ENTRIES PROVIDED —
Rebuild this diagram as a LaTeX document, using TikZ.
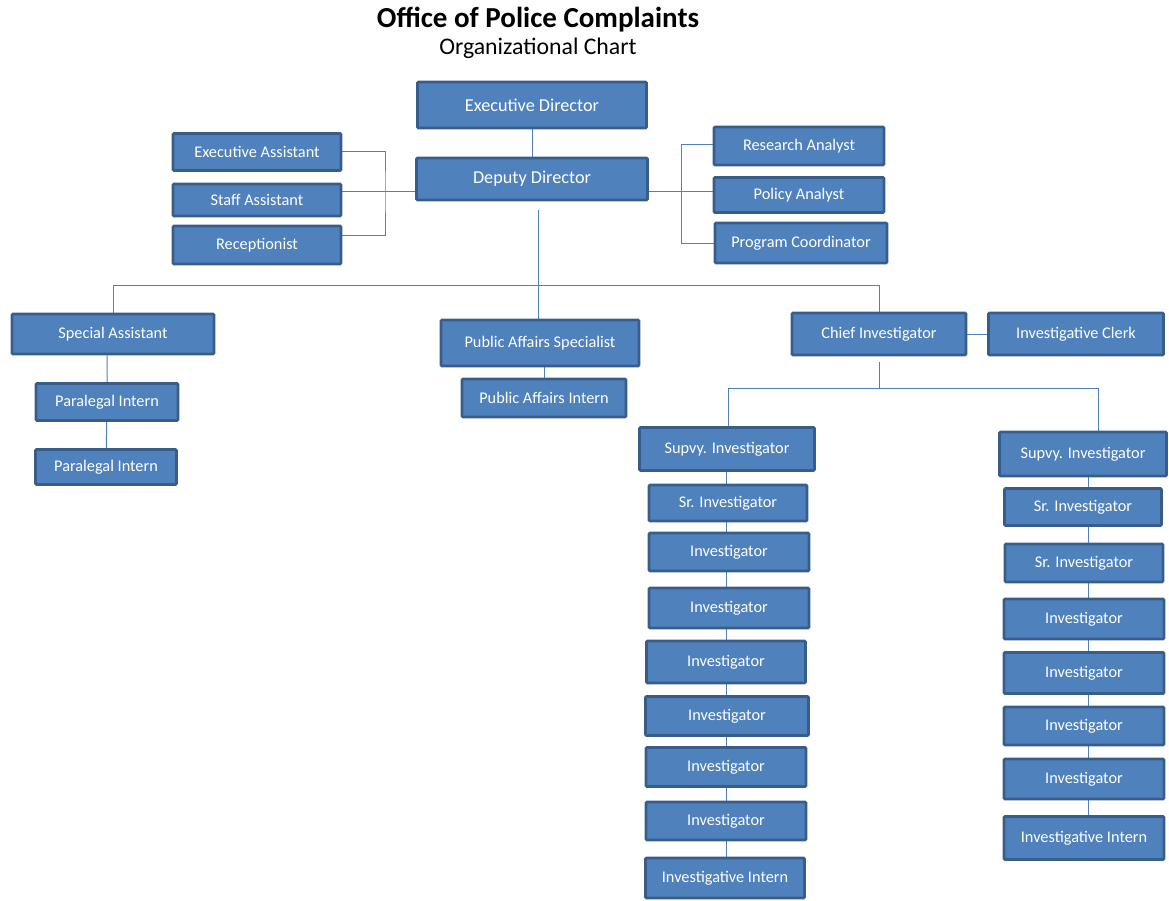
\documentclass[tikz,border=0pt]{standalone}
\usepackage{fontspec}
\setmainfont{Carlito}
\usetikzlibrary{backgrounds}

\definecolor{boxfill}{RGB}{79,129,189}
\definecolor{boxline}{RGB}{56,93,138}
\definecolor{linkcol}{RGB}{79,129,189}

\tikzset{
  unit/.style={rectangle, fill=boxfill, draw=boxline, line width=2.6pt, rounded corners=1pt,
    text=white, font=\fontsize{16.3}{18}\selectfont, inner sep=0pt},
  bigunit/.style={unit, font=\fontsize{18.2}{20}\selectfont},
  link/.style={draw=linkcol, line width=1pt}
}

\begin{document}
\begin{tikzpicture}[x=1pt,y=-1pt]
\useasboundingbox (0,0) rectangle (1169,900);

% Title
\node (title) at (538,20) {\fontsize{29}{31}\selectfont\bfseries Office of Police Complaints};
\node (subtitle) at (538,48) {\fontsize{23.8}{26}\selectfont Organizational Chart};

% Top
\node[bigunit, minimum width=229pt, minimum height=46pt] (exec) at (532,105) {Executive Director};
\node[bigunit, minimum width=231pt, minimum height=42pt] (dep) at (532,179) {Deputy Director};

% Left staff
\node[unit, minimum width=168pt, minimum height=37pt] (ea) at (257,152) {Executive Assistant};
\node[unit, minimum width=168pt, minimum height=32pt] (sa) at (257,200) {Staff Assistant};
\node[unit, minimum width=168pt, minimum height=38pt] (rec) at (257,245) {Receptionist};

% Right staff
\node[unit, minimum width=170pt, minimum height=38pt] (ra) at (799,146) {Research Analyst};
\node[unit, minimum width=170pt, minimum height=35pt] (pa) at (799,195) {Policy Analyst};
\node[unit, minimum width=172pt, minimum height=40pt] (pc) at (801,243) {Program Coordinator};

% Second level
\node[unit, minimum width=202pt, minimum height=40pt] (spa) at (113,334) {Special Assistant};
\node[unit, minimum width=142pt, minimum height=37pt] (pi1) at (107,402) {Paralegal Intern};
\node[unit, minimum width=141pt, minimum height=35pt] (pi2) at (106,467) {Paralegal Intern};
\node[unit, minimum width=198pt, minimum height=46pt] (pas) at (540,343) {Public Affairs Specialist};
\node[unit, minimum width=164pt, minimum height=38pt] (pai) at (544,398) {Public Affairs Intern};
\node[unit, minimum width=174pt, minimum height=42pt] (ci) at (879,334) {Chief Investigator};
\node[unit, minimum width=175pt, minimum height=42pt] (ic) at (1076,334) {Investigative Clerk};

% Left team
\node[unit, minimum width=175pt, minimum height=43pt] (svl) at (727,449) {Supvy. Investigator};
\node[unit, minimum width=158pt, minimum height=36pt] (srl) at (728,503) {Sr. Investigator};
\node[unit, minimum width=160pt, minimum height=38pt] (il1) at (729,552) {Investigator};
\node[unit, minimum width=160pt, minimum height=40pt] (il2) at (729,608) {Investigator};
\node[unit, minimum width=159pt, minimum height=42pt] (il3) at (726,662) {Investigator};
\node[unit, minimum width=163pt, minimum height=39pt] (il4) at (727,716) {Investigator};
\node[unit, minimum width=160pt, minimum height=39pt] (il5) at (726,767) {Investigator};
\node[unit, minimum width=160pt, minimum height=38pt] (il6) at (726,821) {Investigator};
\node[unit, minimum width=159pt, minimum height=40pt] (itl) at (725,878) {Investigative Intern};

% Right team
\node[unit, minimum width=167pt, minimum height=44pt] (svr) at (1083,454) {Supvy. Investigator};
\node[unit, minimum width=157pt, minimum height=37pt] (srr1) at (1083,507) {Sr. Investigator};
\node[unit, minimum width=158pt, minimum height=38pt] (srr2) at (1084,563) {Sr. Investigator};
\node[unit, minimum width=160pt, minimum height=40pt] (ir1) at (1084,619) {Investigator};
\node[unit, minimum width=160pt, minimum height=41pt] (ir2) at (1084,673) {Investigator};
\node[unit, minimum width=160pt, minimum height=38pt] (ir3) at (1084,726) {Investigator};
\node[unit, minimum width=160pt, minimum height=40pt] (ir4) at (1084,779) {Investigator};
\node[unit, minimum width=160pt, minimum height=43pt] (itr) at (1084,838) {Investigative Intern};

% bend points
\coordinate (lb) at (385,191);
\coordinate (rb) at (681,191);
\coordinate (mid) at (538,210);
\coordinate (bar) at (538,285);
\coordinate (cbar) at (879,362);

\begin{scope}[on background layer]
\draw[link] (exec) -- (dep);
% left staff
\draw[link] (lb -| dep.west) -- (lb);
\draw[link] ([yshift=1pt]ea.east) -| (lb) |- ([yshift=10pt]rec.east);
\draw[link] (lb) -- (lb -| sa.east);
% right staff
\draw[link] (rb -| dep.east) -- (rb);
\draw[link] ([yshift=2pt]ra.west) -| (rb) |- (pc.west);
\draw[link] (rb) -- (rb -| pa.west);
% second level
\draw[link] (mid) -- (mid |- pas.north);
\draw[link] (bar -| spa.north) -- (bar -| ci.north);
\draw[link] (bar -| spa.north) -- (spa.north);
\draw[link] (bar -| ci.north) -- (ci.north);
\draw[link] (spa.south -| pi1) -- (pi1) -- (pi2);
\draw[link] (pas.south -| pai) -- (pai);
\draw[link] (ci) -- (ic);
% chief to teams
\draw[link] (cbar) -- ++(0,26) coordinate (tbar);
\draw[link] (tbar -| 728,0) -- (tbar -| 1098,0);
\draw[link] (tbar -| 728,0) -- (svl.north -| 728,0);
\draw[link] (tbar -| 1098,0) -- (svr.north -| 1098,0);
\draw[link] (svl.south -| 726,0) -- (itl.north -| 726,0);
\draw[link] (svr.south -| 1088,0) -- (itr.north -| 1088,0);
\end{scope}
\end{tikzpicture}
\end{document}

---

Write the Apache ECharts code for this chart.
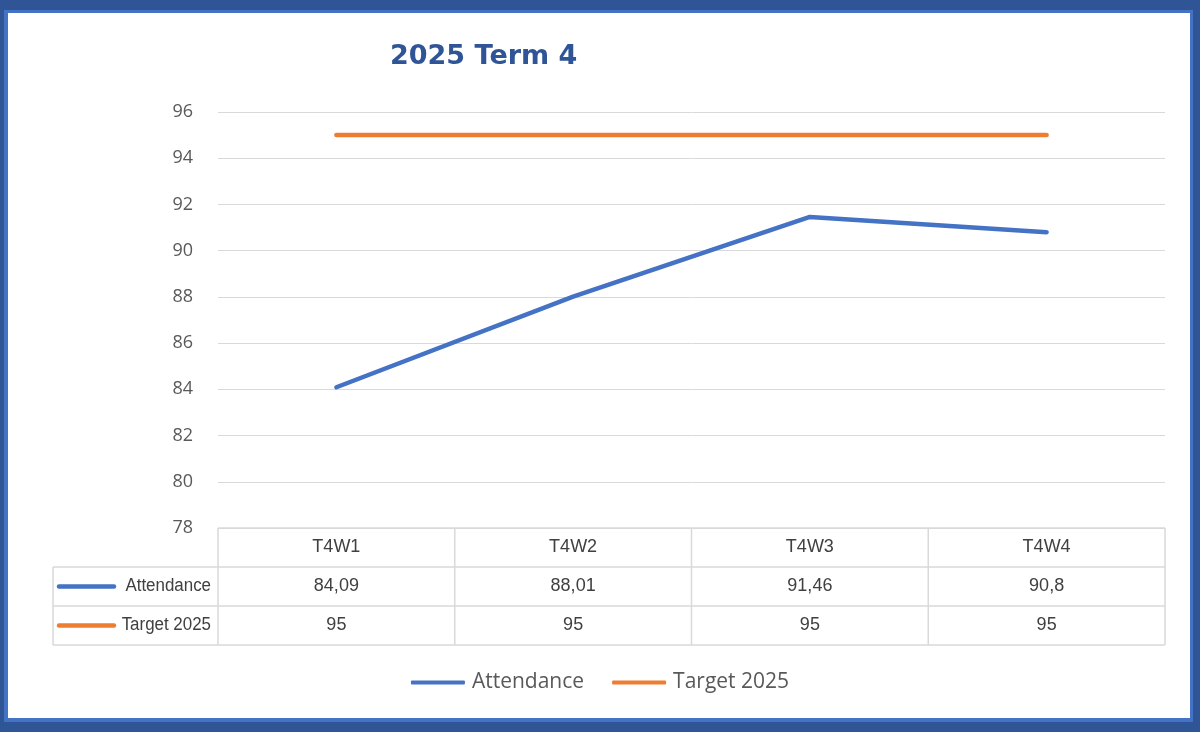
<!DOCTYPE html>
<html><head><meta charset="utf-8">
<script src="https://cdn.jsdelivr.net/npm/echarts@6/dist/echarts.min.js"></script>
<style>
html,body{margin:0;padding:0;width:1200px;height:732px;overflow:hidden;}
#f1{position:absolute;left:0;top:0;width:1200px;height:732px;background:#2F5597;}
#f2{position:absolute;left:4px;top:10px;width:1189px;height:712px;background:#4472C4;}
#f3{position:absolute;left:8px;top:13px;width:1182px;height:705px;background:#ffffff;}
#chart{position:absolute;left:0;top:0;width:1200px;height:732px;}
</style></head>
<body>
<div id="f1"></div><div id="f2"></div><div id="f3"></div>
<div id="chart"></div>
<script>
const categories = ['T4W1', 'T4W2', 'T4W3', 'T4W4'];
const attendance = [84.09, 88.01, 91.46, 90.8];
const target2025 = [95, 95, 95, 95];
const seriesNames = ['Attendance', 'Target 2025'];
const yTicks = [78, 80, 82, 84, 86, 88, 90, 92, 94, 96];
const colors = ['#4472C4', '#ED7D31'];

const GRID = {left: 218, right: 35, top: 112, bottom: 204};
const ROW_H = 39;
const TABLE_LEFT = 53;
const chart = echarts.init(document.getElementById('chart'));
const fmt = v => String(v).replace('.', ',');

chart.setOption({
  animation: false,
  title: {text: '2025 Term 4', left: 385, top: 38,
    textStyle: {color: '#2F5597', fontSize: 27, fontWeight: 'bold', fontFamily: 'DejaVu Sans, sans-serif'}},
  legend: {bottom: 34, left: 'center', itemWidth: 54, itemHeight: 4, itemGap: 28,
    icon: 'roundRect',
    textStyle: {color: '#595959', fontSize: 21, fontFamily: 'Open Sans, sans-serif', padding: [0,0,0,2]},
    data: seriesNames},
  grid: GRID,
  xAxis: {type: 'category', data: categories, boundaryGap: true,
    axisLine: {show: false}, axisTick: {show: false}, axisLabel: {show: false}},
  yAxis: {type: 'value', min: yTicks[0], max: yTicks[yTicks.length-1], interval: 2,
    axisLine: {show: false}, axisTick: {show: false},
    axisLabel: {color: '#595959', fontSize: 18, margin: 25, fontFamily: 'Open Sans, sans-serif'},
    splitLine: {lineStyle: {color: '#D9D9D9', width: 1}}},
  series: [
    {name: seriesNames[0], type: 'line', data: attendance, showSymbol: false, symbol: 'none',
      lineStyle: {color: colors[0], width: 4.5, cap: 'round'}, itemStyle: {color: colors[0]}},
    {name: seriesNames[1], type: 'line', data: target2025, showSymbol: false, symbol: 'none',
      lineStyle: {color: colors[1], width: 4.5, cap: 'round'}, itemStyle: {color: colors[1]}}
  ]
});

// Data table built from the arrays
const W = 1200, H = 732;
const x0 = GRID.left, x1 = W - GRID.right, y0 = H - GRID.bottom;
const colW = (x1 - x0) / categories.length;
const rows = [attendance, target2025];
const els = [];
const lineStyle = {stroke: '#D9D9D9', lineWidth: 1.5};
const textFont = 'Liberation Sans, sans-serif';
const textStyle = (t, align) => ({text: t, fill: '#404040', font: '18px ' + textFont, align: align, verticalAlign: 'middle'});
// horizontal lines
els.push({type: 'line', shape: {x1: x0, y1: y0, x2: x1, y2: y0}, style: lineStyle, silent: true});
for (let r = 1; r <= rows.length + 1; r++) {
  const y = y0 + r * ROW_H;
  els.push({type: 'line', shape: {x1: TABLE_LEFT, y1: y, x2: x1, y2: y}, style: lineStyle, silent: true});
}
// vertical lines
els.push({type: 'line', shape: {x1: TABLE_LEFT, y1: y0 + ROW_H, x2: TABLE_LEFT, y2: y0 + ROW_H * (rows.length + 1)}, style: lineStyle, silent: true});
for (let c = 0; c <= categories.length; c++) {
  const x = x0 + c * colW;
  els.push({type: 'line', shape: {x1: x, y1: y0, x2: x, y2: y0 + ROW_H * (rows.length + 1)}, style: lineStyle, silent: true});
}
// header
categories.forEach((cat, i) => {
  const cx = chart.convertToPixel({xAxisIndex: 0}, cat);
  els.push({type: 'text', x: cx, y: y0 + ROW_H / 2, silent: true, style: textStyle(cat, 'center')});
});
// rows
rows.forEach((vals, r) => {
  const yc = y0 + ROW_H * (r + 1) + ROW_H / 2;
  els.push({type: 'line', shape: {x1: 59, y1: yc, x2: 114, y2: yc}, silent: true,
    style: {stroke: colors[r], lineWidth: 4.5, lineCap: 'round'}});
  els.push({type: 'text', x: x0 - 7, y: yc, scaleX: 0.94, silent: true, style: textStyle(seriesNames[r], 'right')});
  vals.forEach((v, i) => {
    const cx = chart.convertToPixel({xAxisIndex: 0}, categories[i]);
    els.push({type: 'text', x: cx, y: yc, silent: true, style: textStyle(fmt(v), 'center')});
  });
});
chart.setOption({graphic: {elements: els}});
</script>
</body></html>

TASK DESCRIPTION —
Exactly and only the lines from the line with "Write the Apache ECharts code for this chart." to the line with "const fmt = v => String(v).replace('.', ',');", both ends included, should be echoed. Do not carry over the pictures.

EXERCISE RESULT —
Write the Apache ECharts code for this chart.
<!DOCTYPE html>
<html><head><meta charset="utf-8">
<script src="https://cdn.jsdelivr.net/npm/echarts@6/dist/echarts.min.js"></script>
<style>
html,body{margin:0;padding:0;width:1200px;height:732px;overflow:hidden;}
#f1{position:absolute;left:0;top:0;width:1200px;height:732px;background:#2F5597;}
#f2{position:absolute;left:4px;top:10px;width:1189px;height:712px;background:#4472C4;}
#f3{position:absolute;left:8px;top:13px;width:1182px;height:705px;background:#ffffff;}
#chart{position:absolute;left:0;top:0;width:1200px;height:732px;}
</style></head>
<body>
<div id="f1"></div><div id="f2"></div><div id="f3"></div>
<div id="chart"></div>
<script>
const categories = ['T4W1', 'T4W2', 'T4W3', 'T4W4'];
const attendance = [84.09, 88.01, 91.46, 90.8];
const target2025 = [95, 95, 95, 95];
const seriesNames = ['Attendance', 'Target 2025'];
const yTicks = [78, 80, 82, 84, 86, 88, 90, 92, 94, 96];
const colors = ['#4472C4', '#ED7D31'];

const GRID = {left: 218, right: 35, top: 112, bottom: 204};
const ROW_H = 39;
const TABLE_LEFT = 53;
const chart = echarts.init(document.getElementById('chart'));
const fmt = v => String(v).replace('.', ',');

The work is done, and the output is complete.